> [WHAT NEEDS TO BE DONE]
Retype only what runs from the first line of the listing to the line holding "const periodBreaks = ['20.1', '21.3'];", both included. Do not retype the pictures.

> [DATA PROVIDED]
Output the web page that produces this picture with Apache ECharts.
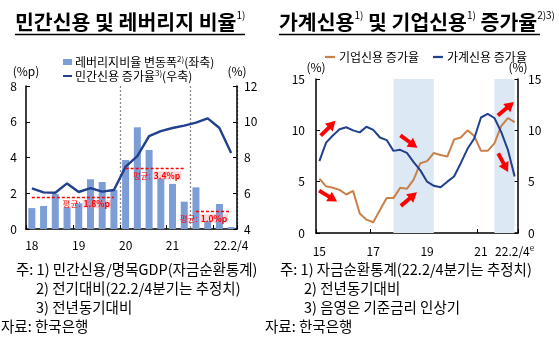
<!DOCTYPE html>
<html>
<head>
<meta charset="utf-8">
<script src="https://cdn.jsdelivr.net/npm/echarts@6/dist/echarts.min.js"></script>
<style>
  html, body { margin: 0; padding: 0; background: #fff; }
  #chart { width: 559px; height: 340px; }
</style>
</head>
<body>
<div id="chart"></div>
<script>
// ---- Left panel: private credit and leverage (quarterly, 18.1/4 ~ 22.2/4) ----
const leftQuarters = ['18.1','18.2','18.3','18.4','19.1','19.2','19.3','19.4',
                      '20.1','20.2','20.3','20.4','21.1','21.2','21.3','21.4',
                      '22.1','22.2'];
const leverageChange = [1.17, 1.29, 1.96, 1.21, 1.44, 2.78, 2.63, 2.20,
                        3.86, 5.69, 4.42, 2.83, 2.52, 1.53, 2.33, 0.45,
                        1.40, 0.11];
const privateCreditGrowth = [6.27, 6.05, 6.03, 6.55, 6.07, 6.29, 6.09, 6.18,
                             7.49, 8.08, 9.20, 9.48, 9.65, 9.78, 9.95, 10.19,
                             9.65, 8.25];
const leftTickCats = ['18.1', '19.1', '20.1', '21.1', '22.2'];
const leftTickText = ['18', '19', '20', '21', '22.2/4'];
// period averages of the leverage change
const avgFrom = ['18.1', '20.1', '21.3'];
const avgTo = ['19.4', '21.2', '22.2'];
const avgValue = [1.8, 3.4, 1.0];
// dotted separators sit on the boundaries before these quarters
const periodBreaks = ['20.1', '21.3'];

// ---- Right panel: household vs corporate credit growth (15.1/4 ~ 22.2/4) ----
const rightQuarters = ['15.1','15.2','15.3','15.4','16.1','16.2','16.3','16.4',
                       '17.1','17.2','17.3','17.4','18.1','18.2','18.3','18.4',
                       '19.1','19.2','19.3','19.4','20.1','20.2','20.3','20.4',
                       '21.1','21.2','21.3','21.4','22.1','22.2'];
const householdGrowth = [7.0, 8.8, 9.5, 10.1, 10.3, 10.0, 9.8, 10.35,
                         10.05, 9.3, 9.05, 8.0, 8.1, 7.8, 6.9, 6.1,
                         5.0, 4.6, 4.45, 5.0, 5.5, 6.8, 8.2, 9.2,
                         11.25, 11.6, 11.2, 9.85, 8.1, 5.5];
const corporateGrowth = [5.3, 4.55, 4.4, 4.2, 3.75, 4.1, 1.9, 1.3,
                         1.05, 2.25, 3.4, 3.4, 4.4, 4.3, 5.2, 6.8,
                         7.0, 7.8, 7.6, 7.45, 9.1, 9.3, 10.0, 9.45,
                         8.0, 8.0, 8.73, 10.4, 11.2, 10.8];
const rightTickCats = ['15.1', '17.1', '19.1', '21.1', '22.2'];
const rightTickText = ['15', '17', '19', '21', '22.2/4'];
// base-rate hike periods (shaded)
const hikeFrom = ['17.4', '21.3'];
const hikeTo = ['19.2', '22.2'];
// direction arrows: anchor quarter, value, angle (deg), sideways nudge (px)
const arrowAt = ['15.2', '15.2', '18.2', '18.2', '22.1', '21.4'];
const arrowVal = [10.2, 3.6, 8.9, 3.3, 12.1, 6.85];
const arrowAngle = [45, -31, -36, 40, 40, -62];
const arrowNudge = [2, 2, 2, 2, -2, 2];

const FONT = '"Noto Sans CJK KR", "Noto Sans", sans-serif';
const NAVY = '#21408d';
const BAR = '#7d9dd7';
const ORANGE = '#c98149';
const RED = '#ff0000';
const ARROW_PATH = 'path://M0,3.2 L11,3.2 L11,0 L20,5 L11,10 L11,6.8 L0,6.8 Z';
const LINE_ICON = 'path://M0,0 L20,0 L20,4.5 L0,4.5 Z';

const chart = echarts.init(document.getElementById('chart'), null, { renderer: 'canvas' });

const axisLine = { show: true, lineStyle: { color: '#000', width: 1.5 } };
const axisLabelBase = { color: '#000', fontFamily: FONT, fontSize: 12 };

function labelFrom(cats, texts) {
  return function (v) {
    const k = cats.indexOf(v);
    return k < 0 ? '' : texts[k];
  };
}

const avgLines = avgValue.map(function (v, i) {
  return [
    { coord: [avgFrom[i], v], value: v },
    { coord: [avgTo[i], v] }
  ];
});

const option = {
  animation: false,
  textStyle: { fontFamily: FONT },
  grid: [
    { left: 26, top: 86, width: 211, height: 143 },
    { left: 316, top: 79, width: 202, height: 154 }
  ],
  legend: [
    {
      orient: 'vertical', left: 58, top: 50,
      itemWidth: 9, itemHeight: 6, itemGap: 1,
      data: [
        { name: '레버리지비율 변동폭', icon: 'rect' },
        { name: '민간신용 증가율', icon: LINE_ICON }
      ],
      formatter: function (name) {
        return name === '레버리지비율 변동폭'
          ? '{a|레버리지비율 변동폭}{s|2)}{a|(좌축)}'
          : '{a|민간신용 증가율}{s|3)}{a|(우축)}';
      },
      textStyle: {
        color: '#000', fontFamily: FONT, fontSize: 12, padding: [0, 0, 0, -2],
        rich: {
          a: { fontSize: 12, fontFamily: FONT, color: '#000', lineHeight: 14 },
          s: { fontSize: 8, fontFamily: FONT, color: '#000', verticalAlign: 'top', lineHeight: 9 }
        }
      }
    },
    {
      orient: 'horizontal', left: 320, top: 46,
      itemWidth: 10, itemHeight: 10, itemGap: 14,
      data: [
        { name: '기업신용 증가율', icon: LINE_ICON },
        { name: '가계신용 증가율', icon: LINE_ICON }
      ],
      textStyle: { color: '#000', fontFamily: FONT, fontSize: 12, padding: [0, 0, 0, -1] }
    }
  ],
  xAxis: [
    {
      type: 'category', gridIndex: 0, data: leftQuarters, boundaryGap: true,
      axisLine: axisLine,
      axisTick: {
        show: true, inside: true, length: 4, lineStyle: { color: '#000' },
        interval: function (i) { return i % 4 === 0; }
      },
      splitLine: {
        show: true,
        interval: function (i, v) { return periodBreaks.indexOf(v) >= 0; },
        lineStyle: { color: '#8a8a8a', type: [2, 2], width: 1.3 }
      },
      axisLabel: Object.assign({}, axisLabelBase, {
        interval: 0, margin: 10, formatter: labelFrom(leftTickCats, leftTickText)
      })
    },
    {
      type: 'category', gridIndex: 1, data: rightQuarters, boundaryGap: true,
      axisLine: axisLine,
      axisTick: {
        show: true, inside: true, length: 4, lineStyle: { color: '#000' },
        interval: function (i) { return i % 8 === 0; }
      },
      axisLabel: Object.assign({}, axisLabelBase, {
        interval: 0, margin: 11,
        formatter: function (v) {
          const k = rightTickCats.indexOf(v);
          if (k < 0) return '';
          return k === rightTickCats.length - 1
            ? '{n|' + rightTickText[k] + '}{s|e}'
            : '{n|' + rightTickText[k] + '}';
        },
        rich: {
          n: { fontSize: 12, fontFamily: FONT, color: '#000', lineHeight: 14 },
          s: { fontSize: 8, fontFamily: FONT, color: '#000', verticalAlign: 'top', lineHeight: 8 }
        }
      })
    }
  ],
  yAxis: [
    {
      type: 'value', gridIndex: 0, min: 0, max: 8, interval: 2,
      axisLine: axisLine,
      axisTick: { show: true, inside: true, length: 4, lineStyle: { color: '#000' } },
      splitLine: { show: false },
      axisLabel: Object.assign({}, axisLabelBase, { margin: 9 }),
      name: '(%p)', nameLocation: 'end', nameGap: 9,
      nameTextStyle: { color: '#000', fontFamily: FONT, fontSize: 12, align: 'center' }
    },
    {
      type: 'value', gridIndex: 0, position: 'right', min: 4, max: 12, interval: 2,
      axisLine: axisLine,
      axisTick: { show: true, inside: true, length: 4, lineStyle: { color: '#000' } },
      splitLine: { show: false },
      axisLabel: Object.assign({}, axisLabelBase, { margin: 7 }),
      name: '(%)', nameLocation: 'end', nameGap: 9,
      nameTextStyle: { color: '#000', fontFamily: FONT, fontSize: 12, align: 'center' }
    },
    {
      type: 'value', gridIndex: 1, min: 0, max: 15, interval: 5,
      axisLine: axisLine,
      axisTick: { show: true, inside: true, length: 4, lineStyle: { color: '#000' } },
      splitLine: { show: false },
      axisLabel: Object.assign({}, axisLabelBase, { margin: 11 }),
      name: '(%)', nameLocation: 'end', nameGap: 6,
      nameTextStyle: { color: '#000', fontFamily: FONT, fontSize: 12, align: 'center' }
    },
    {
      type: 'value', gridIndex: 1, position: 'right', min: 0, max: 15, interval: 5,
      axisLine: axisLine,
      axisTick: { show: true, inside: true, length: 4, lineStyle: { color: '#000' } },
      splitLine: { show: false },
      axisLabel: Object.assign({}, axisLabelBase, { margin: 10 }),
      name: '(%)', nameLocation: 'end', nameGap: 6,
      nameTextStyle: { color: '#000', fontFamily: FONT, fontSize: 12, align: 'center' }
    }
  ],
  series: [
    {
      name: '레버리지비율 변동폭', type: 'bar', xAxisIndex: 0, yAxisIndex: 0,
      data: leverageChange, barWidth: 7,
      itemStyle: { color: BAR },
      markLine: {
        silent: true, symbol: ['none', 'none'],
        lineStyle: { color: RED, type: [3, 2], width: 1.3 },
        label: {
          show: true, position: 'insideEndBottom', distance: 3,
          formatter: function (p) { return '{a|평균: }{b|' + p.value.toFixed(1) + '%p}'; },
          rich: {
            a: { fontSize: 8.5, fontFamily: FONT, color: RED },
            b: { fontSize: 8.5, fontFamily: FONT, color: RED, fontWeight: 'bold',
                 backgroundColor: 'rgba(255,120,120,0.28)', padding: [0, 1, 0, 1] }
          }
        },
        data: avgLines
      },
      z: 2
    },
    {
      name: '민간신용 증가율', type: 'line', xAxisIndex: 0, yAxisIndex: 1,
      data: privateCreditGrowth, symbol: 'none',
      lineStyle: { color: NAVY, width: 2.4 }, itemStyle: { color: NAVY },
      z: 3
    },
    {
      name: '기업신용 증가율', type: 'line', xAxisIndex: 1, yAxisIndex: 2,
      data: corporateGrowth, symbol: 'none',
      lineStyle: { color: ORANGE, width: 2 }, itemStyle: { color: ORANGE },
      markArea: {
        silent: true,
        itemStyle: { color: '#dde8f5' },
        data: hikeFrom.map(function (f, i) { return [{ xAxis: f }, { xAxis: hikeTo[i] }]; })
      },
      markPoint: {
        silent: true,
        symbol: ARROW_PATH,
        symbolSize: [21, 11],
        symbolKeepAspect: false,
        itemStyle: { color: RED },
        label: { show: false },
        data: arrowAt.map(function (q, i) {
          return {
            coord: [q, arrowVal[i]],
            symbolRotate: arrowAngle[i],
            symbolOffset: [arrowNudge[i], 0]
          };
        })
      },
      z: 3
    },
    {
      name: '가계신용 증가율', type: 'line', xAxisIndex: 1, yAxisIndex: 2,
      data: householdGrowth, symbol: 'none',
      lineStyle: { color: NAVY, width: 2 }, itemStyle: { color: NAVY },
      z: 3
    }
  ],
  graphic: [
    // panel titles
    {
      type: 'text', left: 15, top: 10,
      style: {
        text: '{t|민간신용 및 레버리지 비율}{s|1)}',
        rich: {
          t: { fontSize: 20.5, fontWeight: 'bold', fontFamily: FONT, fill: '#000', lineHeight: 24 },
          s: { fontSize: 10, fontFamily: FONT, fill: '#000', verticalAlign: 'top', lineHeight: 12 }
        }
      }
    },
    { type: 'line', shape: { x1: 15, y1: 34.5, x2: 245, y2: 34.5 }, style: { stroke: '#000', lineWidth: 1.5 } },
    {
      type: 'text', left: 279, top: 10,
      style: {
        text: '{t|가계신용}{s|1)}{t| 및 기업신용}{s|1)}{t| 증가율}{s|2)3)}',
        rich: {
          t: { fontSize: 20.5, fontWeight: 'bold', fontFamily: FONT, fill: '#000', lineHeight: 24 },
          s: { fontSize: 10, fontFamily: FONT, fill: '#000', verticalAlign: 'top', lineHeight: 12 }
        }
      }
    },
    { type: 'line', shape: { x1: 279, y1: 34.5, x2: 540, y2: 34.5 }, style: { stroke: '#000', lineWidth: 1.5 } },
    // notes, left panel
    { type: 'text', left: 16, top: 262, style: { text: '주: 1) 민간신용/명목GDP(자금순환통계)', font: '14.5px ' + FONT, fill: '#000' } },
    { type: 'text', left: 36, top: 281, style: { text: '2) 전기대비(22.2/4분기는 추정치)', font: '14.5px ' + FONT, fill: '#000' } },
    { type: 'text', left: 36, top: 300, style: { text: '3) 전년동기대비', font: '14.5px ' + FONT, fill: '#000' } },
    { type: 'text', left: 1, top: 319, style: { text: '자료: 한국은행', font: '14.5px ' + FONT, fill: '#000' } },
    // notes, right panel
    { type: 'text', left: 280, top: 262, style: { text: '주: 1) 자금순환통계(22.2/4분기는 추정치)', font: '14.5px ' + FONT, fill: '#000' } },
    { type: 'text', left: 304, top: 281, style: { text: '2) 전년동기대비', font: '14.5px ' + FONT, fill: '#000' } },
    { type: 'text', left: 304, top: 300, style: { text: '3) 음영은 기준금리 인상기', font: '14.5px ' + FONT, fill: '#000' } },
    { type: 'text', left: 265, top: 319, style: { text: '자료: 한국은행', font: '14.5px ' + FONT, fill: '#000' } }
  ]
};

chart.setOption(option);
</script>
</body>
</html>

> [THE SOLUTION]
Output the web page that produces this picture with Apache ECharts.
<!DOCTYPE html>
<html>
<head>
<meta charset="utf-8">
<script src="https://cdn.jsdelivr.net/npm/echarts@6/dist/echarts.min.js"></script>
<style>
  html, body { margin: 0; padding: 0; background: #fff; }
  #chart { width: 559px; height: 340px; }
</style>
</head>
<body>
<div id="chart"></div>
<script>
// ---- Left panel: private credit and leverage (quarterly, 18.1/4 ~ 22.2/4) ----
const leftQuarters = ['18.1','18.2','18.3','18.4','19.1','19.2','19.3','19.4',
                      '20.1','20.2','20.3','20.4','21.1','21.2','21.3','21.4',
                      '22.1','22.2'];
const leverageChange = [1.17, 1.29, 1.96, 1.21, 1.44, 2.78, 2.63, 2.20,
                        3.86, 5.69, 4.42, 2.83, 2.52, 1.53, 2.33, 0.45,
                        1.40, 0.11];
const privateCreditGrowth = [6.27, 6.05, 6.03, 6.55, 6.07, 6.29, 6.09, 6.18,
                             7.49, 8.08, 9.20, 9.48, 9.65, 9.78, 9.95, 10.19,
                             9.65, 8.25];
const leftTickCats = ['18.1', '19.1', '20.1', '21.1', '22.2'];
const leftTickText = ['18', '19', '20', '21', '22.2/4'];
// period averages of the leverage change
const avgFrom = ['18.1', '20.1', '21.3'];
const avgTo = ['19.4', '21.2', '22.2'];
const avgValue = [1.8, 3.4, 1.0];
// dotted separators sit on the boundaries before these quarters
const periodBreaks = ['20.1', '21.3'];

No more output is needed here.